Training uses a symmetric max-margin ranking loss over clip–caption minibatches, mixing intra- and inter-video negatives with a margin of 0.1. Optimization employs Adam (learning rate $1 \times 10^{-4}$) for three days on a single Tesla P100 GPU.

5. Benchmarking and Empirical Results

Pretrained embeddings, obtained from HowTo100M, achieve state-of-the-art or highly competitive results across multiple standard video-text retrieval and localization benchmarks without task-specific fine-tuning, and further improve with target domain adaptation.

Summary of key empirical findings:

Dataset	Prior Best	Ours (No FT)	Ours (FT)
CrossTask (Recall)	22.4% (Zhukov et al.)	33.6%	—
YouCook2 (R@10)	21.6% (HGLMM-FV+CCA)	24.8%	35.3%
MSR-VTT (R@10)	43.2% (JSFusion)	29.6%	52.8%
LSMDC (R@10)	34.1% (JSFusion)	14.0%	27.9%

In MSR-VTT retrieval, fine-tuning with just 20% of the target data suffices to reach state-of-the-art results, reflecting substantial data efficiency. Pre-training on HowTo100M yields systematically higher performance on all three retrieval benchmarks compared to models pretrained directly on those datasets (Miech et al., 2019).

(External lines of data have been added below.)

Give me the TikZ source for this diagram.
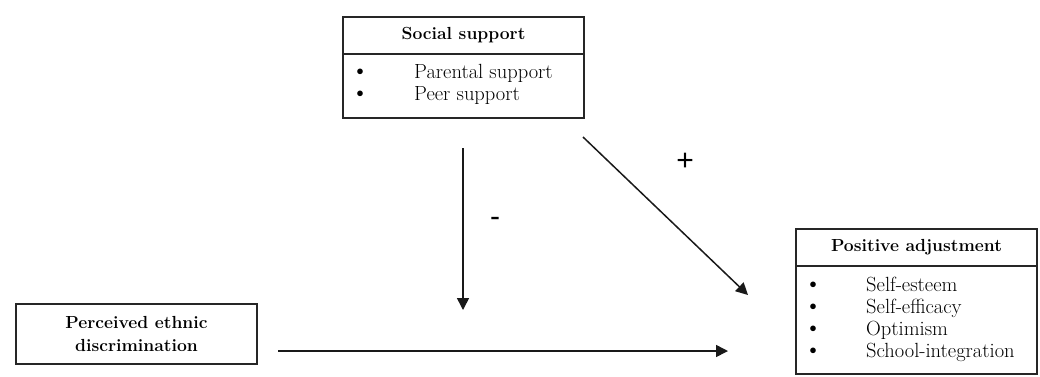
\documentclass[tikz,border=0pt]{standalone}
\usepackage{fontspec}
\newfontfamily\signfont{Liberation Sans}
\usetikzlibrary{arrows.meta}
\newcommand{\bul}{\smash{\fontsize{25}{25}\selectfont\textbullet}}
\begin{document}
\begin{tikzpicture}[x=1pt,y=-1pt,
  boxline/.style={draw=black!85,line width=1.6pt},
  box/.style={boxline,rectangle,inner sep=0pt,align=center,font=\fontsize{20.5}{22.5}\selectfont},
  headbox/.style={box,font=\fontsize{17.5}{22.5}\selectfont\bfseries},
  item/.style={anchor=base west,inner sep=0pt,font=\fontsize{20.5}{20.5}\selectfont},
  sign/.style={inner sep=0pt,font=\fontsize{30}{30}\signfont},
  arr/.style={line width=1.5pt,draw=black!90,-{Triangle[length=12pt,width=12pt]}}]
\useasboundingbox (0,0) rectangle (1040,376);
% Social support
\node[headbox,minimum width=241pt,minimum height=37pt] (sshead) at (463.5,35.5) {Social support};
\node[box,minimum width=241pt,minimum height=64pt] (ssbody) at (463.5,86) {};
\node[item] (ss1) at (414,78) {\llap{\bul\hspace{45pt}}Parental support};
\node[item] (ss2) at (414,100) {\llap{\bul\hspace{45pt}}Peer support};
% Positive adjustment
\node[headbox,minimum width=241pt,minimum height=37pt] (pahead) at (916.5,247.5) {Positive adjustment};
\node[box,minimum width=241pt,minimum height=108pt] (pabody) at (916.5,320) {};
\node[item] (pa1) at (866,291.5) {\llap{\bul\hspace{44pt}}Self-esteem};
\node[item] (pa2) at (866,313.5) {\llap{\bul\hspace{44pt}}Self-efficacy};
\node[item] (pa3) at (866,335.5) {\llap{\bul\hspace{44pt}}Optimism};
\node[item] (pa4) at (866,357.5) {\llap{\bul\hspace{44pt}}School-integration};
% Perceived ethnic discrimination
\node[headbox,minimum width=241pt,minimum height=60pt] (ped) at (136.5,334) {Perceived ethnic\\discrimination};
% connectors
\coordinate (v1) at (463,148);
\coordinate (v2) at (463,310);
\coordinate (d1) at (583,137);
\coordinate (d2) at (748,295);
\coordinate (h1) at (278,351);
\coordinate (h2) at (728,351);
\draw[arr] (v1) -- (v2);
\draw[arr] (d1) -- (d2);
\draw[arr] (h1) -- (h2);
\node[sign] (minus) at (495,222) {-};
\node[sign] (plus) at (685,162) {+};
\end{tikzpicture}
\end{document}
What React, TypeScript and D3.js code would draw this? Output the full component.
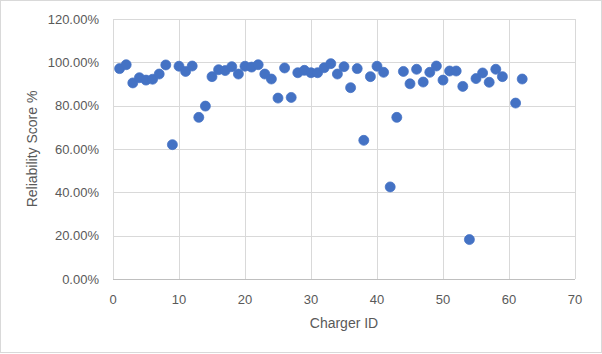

6. Limitations and Practical Considerations

Supervision in HowTo100M is inherently noisy: captions originate from ASR monologue transcripts rather than independent human annotations, leading to significant incidence of misaligned, off-topic, or ungrammatical pairings. Nevertheless, model robustness is observed to emerge at scale.

Licensing restricts dataset distribution to non-video artifacts; users must directly re-acquire video data from YouTube, adhering to terms of service and video-specific licenses.

Deduplication is limited to unique YouTube IDs, leaving open the inclusion of semantically duplicate videos with differing IDs.

Intrinsic domain bias is present, given dominance of instructional categories such as cooking and DIY; out-of-domain generalization (e.g., to narrative/cinematic data like LSMDC) requires further fine-tuning but is largely recoverable with modest domain-specific training.

Filtering heuristics used during dataset construction, such as requiring ≥100 views, ≥100 subtitle words, length ≤2,000 seconds, and restricting to top 200 results per search, bias selection toward popular, higher-quality videos at the expense of uncurated diversity, but nonetheless leave considerable residual noise.

7. Relevance and Significance for Research

HowTo100M, the largest available video–text corpus, enables direct training of simple but effective joint text–video embedding models that outperform established baselines on instructional video understanding and retrieval. Its construction methodology—web-scale, automated, and annotation-free—has demonstrated both scalability and empirical benefit for downstream multimodal learning tasks. The dataset’s pretraining advantage consistently surpasses that of equivalent-size domain-specific corpora, facilitating model transfer and efficient task adaptation for the broader research community (Miech et al., 2019).